The following is from a work-in-progress called "Moby Dick: a Book Report" in which I read each chapter of Herman Melville's classic novel Moby Dick, and write about what I read.
At long last, Captain Ahab assembles the crew on the deck of the Pequod and addresses them. He tells them the true meaning of their voyage—to capture and kill a white whale named Moby Dick, the same whale that bit off his leg. He offers a gold doubloon to the man who first sees the white whale. Ahab literally hates Moby Dick, saying:
“Aye, aye! and I’ll chase him round Good Hope, and round the Horn, and round the Norway Maelstrom, and round perdition’s flames before I give him up. And this is what ye have shipped for, men! to chase that white whale on both sides of land, and over all sides of earth, tip he spouts black blood and roll fin out.”

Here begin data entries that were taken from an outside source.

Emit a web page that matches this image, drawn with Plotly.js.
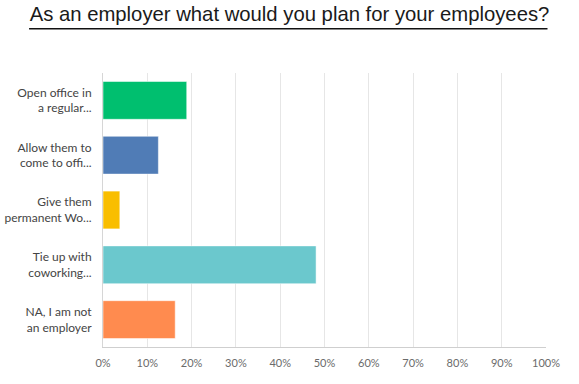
<!DOCTYPE html>
<html>
<head>
<meta charset="utf-8">
<script src="https://cdn.plot.ly/plotly-3.0.1.min.js"></script>
<style>html,body{margin:0;padding:0;background:#fff;}#chart{width:579px;height:384px;}</style>
</head>
<body>
<div id="chart"></div>
<script>
const categories = [
  "Open office in<br>a regular...",
  "Allow them to<br>come to offi...",
  "Give them<br>permanent Wo...",
  "Tie up with<br>coworking...",
  "NA, I am not<br>an employer"
];
const percentages = [18.9, 12.5, 3.8, 48.1, 16.3];
const tickValues = [0, 10, 20, 30, 40, 50, 60, 70, 80, 90, 100];
const tickLabels = ["0%", "10%", "20%", "30%", "40%", "50%", "60%", "70%", "80%", "90%", "100%"];
const barColors = ["#00BF6F", "#507CB6", "#F9BE00", "#6BC8CD", "#FF8B4F"];

const W = 579, H = 384;
const L = 103, R = 32.5, T = 72.7, B = 37.3;
const pw = W - L - R, ph = H - T - B;
function px2x(p){ return (p - L) / pw; }
function py2y(p){ return (H - B - p) / ph; }

const data = [{
  type: "bar",
  orientation: "h",
  x: percentages,
  y: categories,
  marker: { color: barColors, line: { color: "rgba(255,255,255,0.5)", width: 1 } },
  hoverinfo: "none"
}];

const layout = {
  width: W, height: H,
  margin: { l: L, r: R, t: T, b: B, pad: 0 },
  paper_bgcolor: "#fff", plot_bgcolor: "#fff",
  showlegend: false,
  bargap: 0.31,
  title: {
    text: "As an employer what would you plan for your employees?",
    font: { family: "Liberation Sans, Arial, sans-serif", size: 20.3, color: "#1a1a1a" },
    x: 0.5, xanchor: "center", xref: "container",
    y: 1 - 14.3 / H, yanchor: "middle", yref: "container"
  },
  xaxis: {
    range: [0, 100],
    tickvals: tickValues, ticktext: tickLabels,
    showgrid: true, gridcolor: "#e6e6e6", gridwidth: 1,
    zeroline: false,
    showline: true, linecolor: "#cfcfcf", linewidth: 1,
    ticks: "", ticklabelstandoff: 6,
    tickfont: { family: "Lato, Open Sans, sans-serif", size: 11, color: "#6b6b6b" },
    fixedrange: true
  },
  yaxis: {
    type: "category",
    autorange: "reversed",
    showgrid: false, zeroline: false,
    showline: true, linecolor: "#d6d6d6", linewidth: 1,
    ticks: "", ticklabelstandoff: 8,
    tickfont: { family: "Lato, Open Sans, sans-serif", size: 12, color: "#444" },
    fixedrange: true
  },
  shapes: [{
    type: "line", xref: "paper", yref: "paper",
    x0: px2x(29), x1: px2x(548), y0: py2y(28.5), y1: py2y(28.5),
    line: { color: "#111", width: 1.5 }
  }]
};

Plotly.newPlot("chart", data, layout, { displayModeBar: false, staticPlot: true });
</script>
</body>
</html>
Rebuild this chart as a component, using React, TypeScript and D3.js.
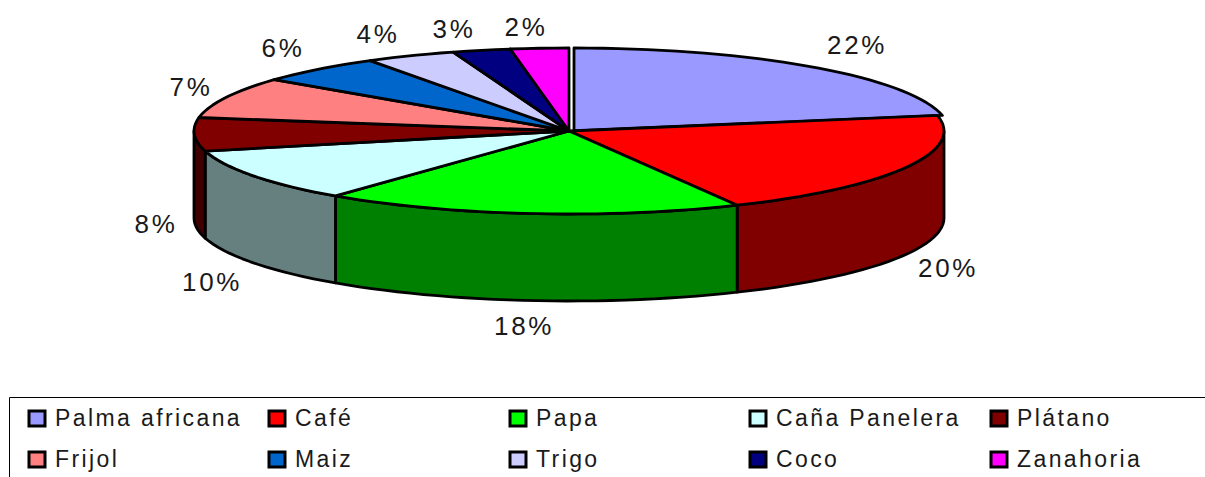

Starbuck is skeptical about the the captain’s mission. “I came here to hunt whales,” he says, “not my commander’s vengeance.” But Ahab’s enthusiasm wins over the crew. He calls the three harpooneers to bring their harpoons, and he does a kind of blessing on them: “It seemed as though, by some nameless, interior volition, he would fain have shocked into them the same fiery emotion accumulated within the Leyden jar of his own magnetic life.”
The crew shares a flagon of some fiery concoction, and Ahab shouts to the men, “Drink, ye harpooners! drink and swear, ye men that man the deathful whaleboat’s bow—Death to Moby Dick! God hunt us all, if we do not hunt Moby Dick to his death!”